Golpes bajos / Low Blows
Instantaneas / Snapshots
There’s something about mocking tragic loss that allows the reader to hate the observer even more than what’s being observed. A first reading of Golpes Bajos might fall on eyes as critical as those the poet turns on her own native Argentine culture. On the other hand, some who have turned away in disgust from the awful truth might be enlightened to discover there are better ways than armed reprisals to raise the consciousness of an indifferent public.
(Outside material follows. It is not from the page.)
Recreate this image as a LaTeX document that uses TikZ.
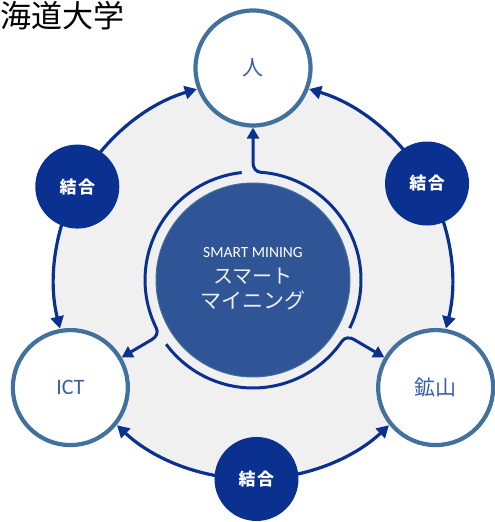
\documentclass[tikz,border=0pt]{standalone}
\usepackage{fontspec}
\setmainfont{Carlito}
\newfontfamily\cjk{Noto Sans CJK JP}
\usetikzlibrary{arrows.meta,calc}
\definecolor{bgc}{HTML}{F0F0F0}
\definecolor{ringc}{HTML}{0A3090}
\definecolor{nodeline}{HTML}{41719C}
\definecolor{corec}{HTML}{2F5597}
\definecolor{txtc}{HTML}{3A5FA8}
\pgfdeclarelayer{bglayer}
\pgfsetlayers{bglayer,main}
\begin{document}
\begin{tikzpicture}[x=1pt,y=1pt,
  outer/.style={circle, draw=nodeline, line width=4.2pt, fill=white, minimum size=115pt, inner sep=0pt, text=txtc},
  joint/.style={circle, fill=ringc, minimum size=84pt, inner sep=0pt, text=white, font=\cjk\bfseries\fontsize{17}{20}\selectfont},
  arcarrow/.style={draw=ringc, line width=3.2pt, -{Triangle[length=12pt,width=13pt]}},
  ringarrow/.style={draw=ringc, line width=3pt, -{Triangle[length=11pt,width=12pt]}}
]
\useasboundingbox (0,0) rectangle (495,522);
\coordinate (C) at (253,242);

% title
\node[anchor=base west, inner sep=0pt, font=\cjk\fontsize{31}{34}\selectfont, text=black] (title) at (0,494) {海道大学};

% outer nodes
\node[outer, font=\cjk\fontsize{21}{24}\selectfont] (hito) at ($(C)+(90:212)$) {人};
\node[outer, font=\fontsize{22}{24}\selectfont] (ict) at ($(C)+(210.5:212)$) {ICT};
\node[outer, font=\cjk\fontsize{21}{24}\selectfont] (kozan) at ($(C)+(329.5:212)$) {鉱山};

% joint nodes
\node[joint] (jl) at ($(C)+(152:199)$) {結\hspace{1.5pt}合};
\node[joint] (jr) at ($(C)+(29:199)$) {結\hspace{1.5pt}合};
\node[joint] (jb) at ($(C)+(271:199)$) {結\hspace{1.5pt}合};

% core
\node[circle, fill=corec, draw=nodeline, line width=1pt, minimum size=194pt, inner sep=0pt] (core) at (C) {};
\node[font=\fontsize{15.5}{17}\selectfont, text=white] (en) at ($(C)+(0,27)$) {SMART MINING};
\node[font=\cjk\fontsize{20}{22}\selectfont, text=white!92!corec] (jp1) at ($(C)+(0,4)$) {スマート};
\node[font=\cjk\fontsize{21}{23}\selectfont, text=white!92!corec] (jp2) at ($(C)+(0,-20)$) {マイニング};

\begin{pgfonlayer}{bglayer}
\fill[bgc] (C) circle (199);
% outer arcs from joint nodes
\draw[arcarrow] (jl.center) arc[start angle=152, end angle=106.4, radius=199];
\draw[arcarrow] (jl.center) arc[start angle=152, end angle=194.1, radius=199];
\draw[arcarrow] (jr.center) arc[start angle=29, end angle=73.6, radius=199];
\draw[arcarrow] (jr.center) arc[start angle=29, end angle=-14.1, radius=199];
\draw[arcarrow] (jb.center) arc[start angle=271, end angle=226.9, radius=199];
\draw[arcarrow] (jb.center) arc[start angle=271, end angle=313.1, radius=199];
\end{pgfonlayer}

% ring around core, branching into arrows
\draw[ringarrow] ($(C)+(-26.5:108)$) arc[start angle=-26.5, end angle=86, radius=108]
  to[out=176, in=270] ($(C)+(90:117)$) -- (hito);
\draw[ringarrow] ($(C)+(96:108)$) arc[start angle=96, end angle=206.5, radius=108]
  to[out=296.5, in=30.5] ($(C)+(210.5:117)$) -- (ict);
\draw[ringarrow] ($(C)+(216.5:108)$) arc[start angle=216.5, end angle=325.5, radius=108]
  to[out=55.5, in=149.5] ($(C)+(329.5:117)$) -- (kozan);
\end{tikzpicture}
\end{document}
This voice arises on the wings of a scandalous irony. Political irony there is aplenty here, fired by contempt for the lack of intelligence underlying social unconcern, but it is in the arena of the more personal that a reporter can land the blows that really sting. Perhaps the only way an observer of particular sensibility can tolerate the abominations of a disintegrating society is to turn the gaze on the petty cruelties of the salon—the surgical glance, the ironic understatement, the fake courtesy.
Is this poet truly as heartless as her brutally real portrayals of the shocking tackiness of human unconsciousness suggest? The answer lies in those interstices where a shred of compassion creeps in, as though in spite of itself.
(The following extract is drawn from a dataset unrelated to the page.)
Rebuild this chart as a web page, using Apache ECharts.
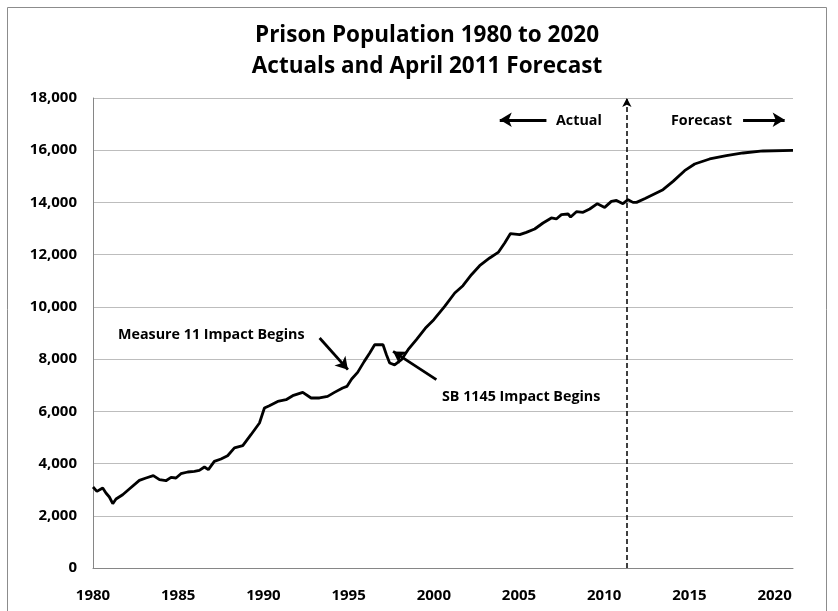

An example is a scene where a woman watches (with a casual contempt) her married lover pretend to ignore her as he rushes for the train home “although we didn’t go through half the excellent bottles of wine I got for us at a discount …” One can only wonder if the spiteful note she’s written to the wife is justified by the lover-cum-erring husband’s obviously dehumanizing treatment of her.
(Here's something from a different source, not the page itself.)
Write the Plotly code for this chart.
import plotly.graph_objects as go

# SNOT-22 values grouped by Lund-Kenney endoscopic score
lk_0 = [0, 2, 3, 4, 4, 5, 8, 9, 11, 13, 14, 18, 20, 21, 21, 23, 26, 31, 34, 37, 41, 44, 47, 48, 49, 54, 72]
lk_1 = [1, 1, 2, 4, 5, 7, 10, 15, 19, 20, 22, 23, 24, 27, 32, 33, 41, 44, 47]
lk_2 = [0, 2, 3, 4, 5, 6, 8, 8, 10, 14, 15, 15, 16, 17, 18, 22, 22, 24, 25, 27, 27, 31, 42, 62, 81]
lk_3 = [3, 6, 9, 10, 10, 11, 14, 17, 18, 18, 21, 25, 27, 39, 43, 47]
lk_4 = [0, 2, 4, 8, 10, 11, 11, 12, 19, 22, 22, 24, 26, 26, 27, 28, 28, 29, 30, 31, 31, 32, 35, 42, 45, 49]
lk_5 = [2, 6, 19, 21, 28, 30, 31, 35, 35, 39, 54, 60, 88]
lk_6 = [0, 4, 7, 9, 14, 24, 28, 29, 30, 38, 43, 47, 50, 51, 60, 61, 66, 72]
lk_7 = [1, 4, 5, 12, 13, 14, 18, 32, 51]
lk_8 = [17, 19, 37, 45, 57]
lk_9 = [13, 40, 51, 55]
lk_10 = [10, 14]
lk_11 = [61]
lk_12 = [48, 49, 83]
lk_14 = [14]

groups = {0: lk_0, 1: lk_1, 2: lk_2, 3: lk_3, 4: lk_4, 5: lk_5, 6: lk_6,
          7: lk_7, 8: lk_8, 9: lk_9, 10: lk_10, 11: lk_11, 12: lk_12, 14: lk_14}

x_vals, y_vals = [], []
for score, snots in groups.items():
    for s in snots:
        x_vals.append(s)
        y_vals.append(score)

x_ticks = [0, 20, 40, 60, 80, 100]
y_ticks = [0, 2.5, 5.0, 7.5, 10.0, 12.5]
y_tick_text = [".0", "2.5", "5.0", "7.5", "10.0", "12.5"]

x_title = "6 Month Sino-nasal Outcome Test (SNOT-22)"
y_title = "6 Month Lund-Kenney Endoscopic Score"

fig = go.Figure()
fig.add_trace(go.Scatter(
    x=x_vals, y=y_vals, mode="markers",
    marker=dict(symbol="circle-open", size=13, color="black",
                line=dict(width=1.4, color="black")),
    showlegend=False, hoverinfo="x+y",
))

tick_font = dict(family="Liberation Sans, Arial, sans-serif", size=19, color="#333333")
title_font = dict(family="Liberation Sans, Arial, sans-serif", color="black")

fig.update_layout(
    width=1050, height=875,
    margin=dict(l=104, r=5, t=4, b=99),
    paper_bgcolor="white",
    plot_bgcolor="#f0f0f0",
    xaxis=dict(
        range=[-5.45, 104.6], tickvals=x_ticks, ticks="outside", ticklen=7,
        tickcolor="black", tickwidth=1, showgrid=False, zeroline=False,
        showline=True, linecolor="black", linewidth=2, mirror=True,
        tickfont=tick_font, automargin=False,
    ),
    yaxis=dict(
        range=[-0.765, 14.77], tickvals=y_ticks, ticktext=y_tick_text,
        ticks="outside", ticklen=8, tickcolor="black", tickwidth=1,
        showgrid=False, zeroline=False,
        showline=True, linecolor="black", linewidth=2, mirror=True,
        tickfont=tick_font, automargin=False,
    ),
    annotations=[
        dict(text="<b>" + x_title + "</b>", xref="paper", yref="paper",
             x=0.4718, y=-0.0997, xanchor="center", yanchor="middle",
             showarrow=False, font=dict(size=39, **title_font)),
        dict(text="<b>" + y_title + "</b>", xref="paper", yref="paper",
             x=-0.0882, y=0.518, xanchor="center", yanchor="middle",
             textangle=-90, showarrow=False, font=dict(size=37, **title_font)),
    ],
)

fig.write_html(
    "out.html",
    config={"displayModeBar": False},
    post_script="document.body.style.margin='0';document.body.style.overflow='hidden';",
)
A whole poem (“Mismatch”) summarizes in four lines a marriage in which two people might have had something significant to say to one another and never said a word: “In that house a woman is standing before the window weeping while the man who’d been silent for three months, four days, and five minutes sings an aria that she can’t understand; although she’s perfected her Italian to the nth degree, he only likes to sing in German.”
Alicia Borinsky is professor of Latin American and Comparative Literature and director of the Writing in the Americas Program at Boston University. Working together with a familiar translator the poet herself advises in her preface that “a great part of the pleasure of bilingual editions consists in the counterpoint , , , that lies between languages, the thrill of finding how the same effects may be created in a language with very different cultural associations.” This extra benefit is even more welcome when it is, as in this collection, consciously planned.